It is now less than four weeks to the Brexit deadline date of January 31, when the UK is set to leave the EU.
As MPs return to parliament after Christmas, the European Union withdrawal bill – which, if passed, would essentially ratify the revamped withdrawal agreement – is back in focus in the House of Commons.
Prime Minister Boris Johnson already has one victory under his belt, when the bill was backed by the House of Commons on its second reading in a vote on December 20, with 358 MPs voting in favour and 234 voting against.
These three days of debate will likely be the bill’s final stage in the House of Commons, before it moves to the House of Lords for ratification there.
There are a number of amendments to the bill from various parties to be discussed, but with Boris Johnson’s Conservative Party holding a significant majority after December’s election, these amendments are unlikely to succeed. It is widely expected that MPs will pass the withdrawal bill in time for the January 31 deadline.
When the UK does leave the EU, the two are set to commence a period of free trade negotiations.

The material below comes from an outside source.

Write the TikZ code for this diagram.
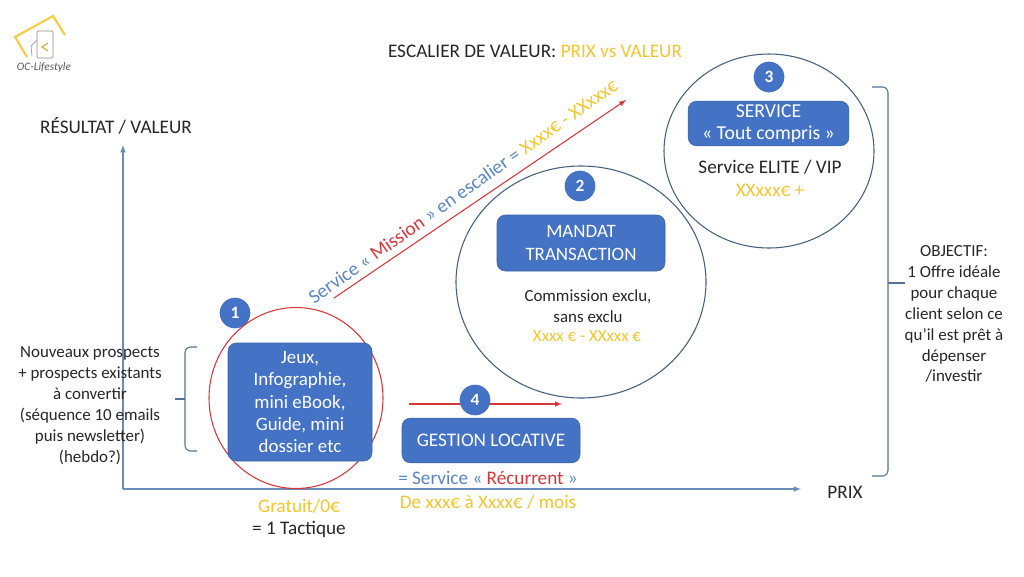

This time period for hammering out a free trade agreement between the UK and the EU is set to come to an end in December 2020.
Johnson appears to be committed to sticking to this December deadline for the free trade negotiations, and seems to be ruling out a possibility of this time-frame being extended.
This has sparked fears that there will not be enough time to agree a free trade deal before then, meaning EU member states would be trading with the UK on World Trade Organisation (WTO) terms after December which would result in significant tariffs on agri-food products being exported and imported.